§ Your objective
In this exercise, the entries below include pictures. Repeat exactly the lines from the line with "Give me the matplotlib source for this chart." to the line with "ax = fig.add_axes([74", including both, but without the pictures.

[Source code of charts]
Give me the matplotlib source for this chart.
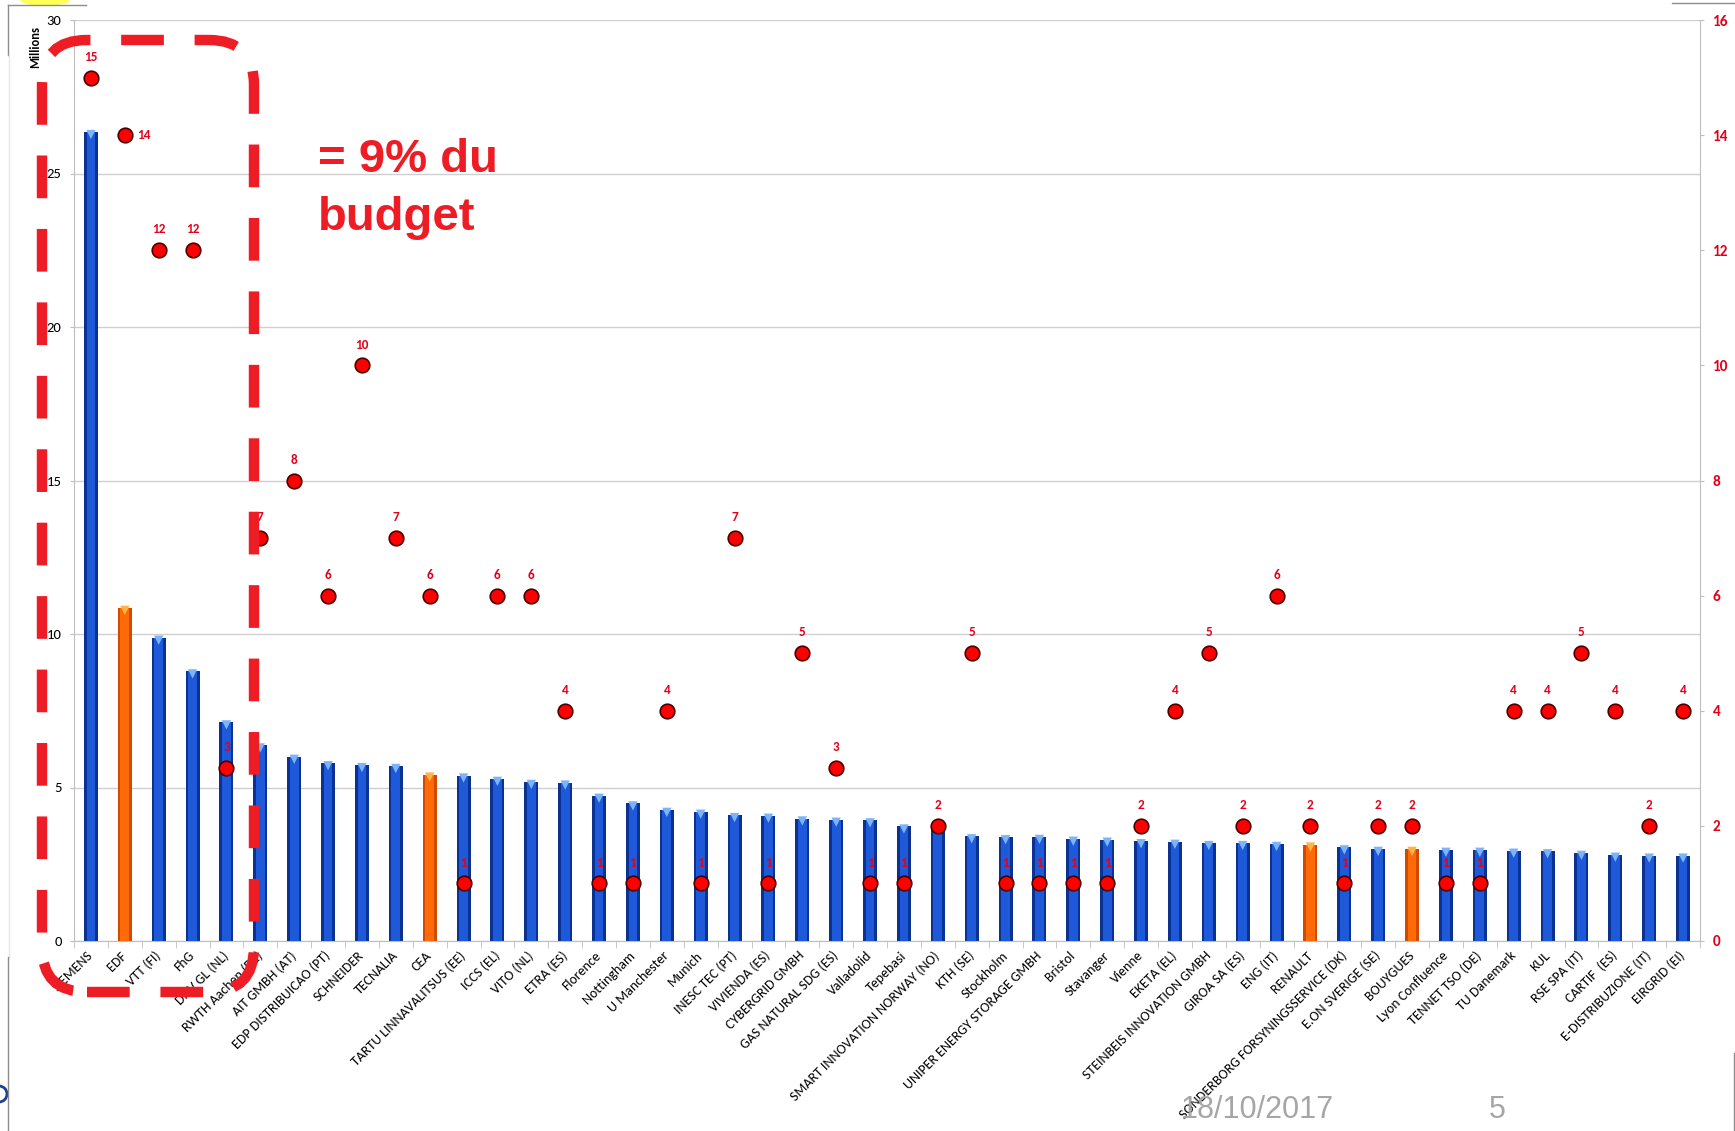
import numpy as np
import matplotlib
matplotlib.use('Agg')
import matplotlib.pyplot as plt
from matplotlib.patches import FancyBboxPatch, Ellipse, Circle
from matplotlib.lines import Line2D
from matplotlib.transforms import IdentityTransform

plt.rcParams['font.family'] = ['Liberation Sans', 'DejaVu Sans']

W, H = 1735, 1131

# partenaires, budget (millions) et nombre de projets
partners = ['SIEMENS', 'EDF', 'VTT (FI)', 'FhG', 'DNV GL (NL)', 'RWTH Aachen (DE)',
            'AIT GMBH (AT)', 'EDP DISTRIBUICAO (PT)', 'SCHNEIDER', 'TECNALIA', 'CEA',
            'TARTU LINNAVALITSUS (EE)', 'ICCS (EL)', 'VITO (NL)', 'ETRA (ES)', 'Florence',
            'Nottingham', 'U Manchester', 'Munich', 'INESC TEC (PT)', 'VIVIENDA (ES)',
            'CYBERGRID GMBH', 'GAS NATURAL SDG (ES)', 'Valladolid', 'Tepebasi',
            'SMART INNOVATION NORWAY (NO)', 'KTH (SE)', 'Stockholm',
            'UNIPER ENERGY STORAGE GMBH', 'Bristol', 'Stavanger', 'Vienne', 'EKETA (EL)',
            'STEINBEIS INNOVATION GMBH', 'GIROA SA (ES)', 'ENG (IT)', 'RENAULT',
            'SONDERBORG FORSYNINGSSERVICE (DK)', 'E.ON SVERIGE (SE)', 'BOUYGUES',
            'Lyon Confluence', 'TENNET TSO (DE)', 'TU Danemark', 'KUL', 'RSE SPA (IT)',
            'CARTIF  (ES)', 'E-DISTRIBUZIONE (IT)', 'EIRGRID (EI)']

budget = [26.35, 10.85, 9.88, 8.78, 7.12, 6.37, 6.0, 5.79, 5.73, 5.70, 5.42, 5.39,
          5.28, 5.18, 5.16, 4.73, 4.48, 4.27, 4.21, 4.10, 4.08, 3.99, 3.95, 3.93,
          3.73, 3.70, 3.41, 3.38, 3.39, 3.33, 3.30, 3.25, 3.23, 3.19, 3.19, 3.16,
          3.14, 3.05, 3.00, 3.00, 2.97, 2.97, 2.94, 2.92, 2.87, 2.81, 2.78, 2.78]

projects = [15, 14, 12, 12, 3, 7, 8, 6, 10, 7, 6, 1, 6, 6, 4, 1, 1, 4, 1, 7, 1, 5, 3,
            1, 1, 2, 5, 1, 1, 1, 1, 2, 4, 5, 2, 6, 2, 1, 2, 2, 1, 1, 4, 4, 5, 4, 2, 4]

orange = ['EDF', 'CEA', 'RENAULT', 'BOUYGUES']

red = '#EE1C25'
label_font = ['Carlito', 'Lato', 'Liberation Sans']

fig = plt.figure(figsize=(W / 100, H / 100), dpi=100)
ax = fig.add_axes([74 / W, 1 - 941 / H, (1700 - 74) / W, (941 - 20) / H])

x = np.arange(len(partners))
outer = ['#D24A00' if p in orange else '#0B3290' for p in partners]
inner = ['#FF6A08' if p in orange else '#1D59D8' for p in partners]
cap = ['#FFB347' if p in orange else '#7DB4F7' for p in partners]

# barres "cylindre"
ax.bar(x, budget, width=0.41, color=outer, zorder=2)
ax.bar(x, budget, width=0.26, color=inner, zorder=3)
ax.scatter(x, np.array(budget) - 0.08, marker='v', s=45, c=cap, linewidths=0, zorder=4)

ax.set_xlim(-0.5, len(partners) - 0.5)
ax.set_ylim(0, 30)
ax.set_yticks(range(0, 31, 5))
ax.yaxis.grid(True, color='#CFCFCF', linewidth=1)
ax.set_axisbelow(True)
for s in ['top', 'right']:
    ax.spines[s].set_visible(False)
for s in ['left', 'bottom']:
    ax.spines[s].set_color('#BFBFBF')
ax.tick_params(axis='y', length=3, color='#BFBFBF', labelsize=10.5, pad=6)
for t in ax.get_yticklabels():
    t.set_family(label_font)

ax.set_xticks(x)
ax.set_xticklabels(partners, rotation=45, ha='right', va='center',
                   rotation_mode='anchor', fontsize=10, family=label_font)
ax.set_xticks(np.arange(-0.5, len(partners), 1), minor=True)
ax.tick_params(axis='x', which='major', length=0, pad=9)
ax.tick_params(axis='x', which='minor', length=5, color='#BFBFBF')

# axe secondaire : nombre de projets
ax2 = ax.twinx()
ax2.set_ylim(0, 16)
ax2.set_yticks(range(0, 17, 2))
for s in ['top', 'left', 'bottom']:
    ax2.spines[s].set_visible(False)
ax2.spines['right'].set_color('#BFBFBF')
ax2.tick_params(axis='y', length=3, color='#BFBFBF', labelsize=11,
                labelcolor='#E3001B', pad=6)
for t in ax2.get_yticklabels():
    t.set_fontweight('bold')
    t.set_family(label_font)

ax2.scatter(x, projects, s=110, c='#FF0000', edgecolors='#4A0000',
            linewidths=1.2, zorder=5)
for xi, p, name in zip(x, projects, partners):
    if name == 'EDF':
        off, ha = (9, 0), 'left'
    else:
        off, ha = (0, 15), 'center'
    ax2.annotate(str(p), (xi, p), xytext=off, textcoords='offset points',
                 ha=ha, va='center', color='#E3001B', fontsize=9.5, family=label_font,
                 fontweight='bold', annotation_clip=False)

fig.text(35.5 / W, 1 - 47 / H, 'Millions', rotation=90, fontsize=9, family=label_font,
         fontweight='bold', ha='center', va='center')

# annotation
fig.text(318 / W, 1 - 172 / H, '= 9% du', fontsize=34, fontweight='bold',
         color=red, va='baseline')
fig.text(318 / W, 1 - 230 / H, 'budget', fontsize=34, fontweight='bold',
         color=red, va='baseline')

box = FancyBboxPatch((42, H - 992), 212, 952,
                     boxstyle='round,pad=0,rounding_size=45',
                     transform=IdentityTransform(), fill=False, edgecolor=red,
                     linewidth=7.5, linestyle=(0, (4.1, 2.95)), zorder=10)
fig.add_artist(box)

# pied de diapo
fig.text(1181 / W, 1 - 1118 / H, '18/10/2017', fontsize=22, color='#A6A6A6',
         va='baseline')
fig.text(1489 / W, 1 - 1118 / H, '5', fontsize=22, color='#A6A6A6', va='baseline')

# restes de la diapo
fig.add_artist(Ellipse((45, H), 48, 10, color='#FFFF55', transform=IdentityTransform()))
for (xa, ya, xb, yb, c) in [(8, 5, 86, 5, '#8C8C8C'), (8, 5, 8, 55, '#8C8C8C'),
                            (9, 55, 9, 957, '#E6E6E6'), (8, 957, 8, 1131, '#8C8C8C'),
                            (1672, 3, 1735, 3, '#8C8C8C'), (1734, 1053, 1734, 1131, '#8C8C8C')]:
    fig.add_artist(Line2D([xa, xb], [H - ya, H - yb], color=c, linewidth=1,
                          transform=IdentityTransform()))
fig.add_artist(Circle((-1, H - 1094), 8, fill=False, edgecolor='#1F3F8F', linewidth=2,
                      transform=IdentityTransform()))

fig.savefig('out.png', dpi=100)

---

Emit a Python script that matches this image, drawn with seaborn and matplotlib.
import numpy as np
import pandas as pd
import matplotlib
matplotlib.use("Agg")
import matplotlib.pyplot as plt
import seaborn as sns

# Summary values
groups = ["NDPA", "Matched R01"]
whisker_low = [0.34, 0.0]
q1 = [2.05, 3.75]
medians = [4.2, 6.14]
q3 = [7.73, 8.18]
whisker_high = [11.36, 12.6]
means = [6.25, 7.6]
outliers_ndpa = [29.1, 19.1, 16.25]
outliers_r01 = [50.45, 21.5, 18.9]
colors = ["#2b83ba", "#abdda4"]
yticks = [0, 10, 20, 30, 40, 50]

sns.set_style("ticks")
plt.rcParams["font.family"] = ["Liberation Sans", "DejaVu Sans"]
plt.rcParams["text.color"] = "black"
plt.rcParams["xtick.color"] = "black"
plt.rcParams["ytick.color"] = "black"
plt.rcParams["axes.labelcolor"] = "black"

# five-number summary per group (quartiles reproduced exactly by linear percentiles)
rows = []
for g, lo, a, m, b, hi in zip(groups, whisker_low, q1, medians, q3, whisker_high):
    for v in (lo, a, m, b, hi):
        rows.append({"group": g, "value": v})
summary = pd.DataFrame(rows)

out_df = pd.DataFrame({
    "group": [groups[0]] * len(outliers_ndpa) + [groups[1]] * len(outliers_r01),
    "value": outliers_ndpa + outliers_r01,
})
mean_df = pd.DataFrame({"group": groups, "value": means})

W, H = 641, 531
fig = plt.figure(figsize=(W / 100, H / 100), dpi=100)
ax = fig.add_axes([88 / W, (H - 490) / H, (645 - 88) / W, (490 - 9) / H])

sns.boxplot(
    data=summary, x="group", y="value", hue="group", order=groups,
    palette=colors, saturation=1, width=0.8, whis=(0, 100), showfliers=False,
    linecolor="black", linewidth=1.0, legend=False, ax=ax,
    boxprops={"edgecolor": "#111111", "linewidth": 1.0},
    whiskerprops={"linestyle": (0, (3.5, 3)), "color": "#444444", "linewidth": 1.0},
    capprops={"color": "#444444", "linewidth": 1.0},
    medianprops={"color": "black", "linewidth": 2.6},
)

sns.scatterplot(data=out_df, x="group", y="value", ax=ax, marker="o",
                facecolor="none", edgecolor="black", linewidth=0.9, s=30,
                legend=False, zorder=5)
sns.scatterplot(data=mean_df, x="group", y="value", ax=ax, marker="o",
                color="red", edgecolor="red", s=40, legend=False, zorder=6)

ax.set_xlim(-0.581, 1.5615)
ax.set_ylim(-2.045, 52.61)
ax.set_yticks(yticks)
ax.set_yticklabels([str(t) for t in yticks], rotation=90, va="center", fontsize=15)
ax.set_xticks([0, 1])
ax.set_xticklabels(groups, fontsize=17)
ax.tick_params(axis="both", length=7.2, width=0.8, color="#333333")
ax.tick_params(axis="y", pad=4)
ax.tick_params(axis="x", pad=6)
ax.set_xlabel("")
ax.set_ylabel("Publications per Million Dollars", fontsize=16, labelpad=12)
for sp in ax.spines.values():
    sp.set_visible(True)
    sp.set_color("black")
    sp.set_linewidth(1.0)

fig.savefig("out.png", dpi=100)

§ Exercise response
Give me the matplotlib source for this chart.
import numpy as np
import matplotlib
matplotlib.use('Agg')
import matplotlib.pyplot as plt
from matplotlib.patches import FancyBboxPatch, Ellipse, Circle
from matplotlib.lines import Line2D
from matplotlib.transforms import IdentityTransform

plt.rcParams['font.family'] = ['Liberation Sans', 'DejaVu Sans']

W, H = 1735, 1131

# partenaires, budget (millions) et nombre de projets
partners = ['SIEMENS', 'EDF', 'VTT (FI)', 'FhG', 'DNV GL (NL)', 'RWTH Aachen (DE)',
            'AIT GMBH (AT)', 'EDP DISTRIBUICAO (PT)', 'SCHNEIDER', 'TECNALIA', 'CEA',
            'TARTU LINNAVALITSUS (EE)', 'ICCS (EL)', 'VITO (NL)', 'ETRA (ES)', 'Florence',
            'Nottingham', 'U Manchester', 'Munich', 'INESC TEC (PT)', 'VIVIENDA (ES)',
            'CYBERGRID GMBH', 'GAS NATURAL SDG (ES)', 'Valladolid', 'Tepebasi',
            'SMART INNOVATION NORWAY (NO)', 'KTH (SE)', 'Stockholm',
            'UNIPER ENERGY STORAGE GMBH', 'Bristol', 'Stavanger', 'Vienne', 'EKETA (EL)',
            'STEINBEIS INNOVATION GMBH', 'GIROA SA (ES)', 'ENG (IT)', 'RENAULT',
            'SONDERBORG FORSYNINGSSERVICE (DK)', 'E.ON SVERIGE (SE)', 'BOUYGUES',
            'Lyon Confluence', 'TENNET TSO (DE)', 'TU Danemark', 'KUL', 'RSE SPA (IT)',
            'CARTIF  (ES)', 'E-DISTRIBUZIONE (IT)', 'EIRGRID (EI)']

budget = [26.35, 10.85, 9.88, 8.78, 7.12, 6.37, 6.0, 5.79, 5.73, 5.70, 5.42, 5.39,
          5.28, 5.18, 5.16, 4.73, 4.48, 4.27, 4.21, 4.10, 4.08, 3.99, 3.95, 3.93,
          3.73, 3.70, 3.41, 3.38, 3.39, 3.33, 3.30, 3.25, 3.23, 3.19, 3.19, 3.16,
          3.14, 3.05, 3.00, 3.00, 2.97, 2.97, 2.94, 2.92, 2.87, 2.81, 2.78, 2.78]

projects = [15, 14, 12, 12, 3, 7, 8, 6, 10, 7, 6, 1, 6, 6, 4, 1, 1, 4, 1, 7, 1, 5, 3,
            1, 1, 2, 5, 1, 1, 1, 1, 2, 4, 5, 2, 6, 2, 1, 2, 2, 1, 1, 4, 4, 5, 4, 2, 4]

orange = ['EDF', 'CEA', 'RENAULT', 'BOUYGUES']

red = '#EE1C25'
label_font = ['Carlito', 'Lato', 'Liberation Sans']

fig = plt.figure(figsize=(W / 100, H / 100), dpi=100)
ax = fig.add_axes([74 / W, 1 - 941 / H, (1700 - 74) / W, (941 - 20) / H])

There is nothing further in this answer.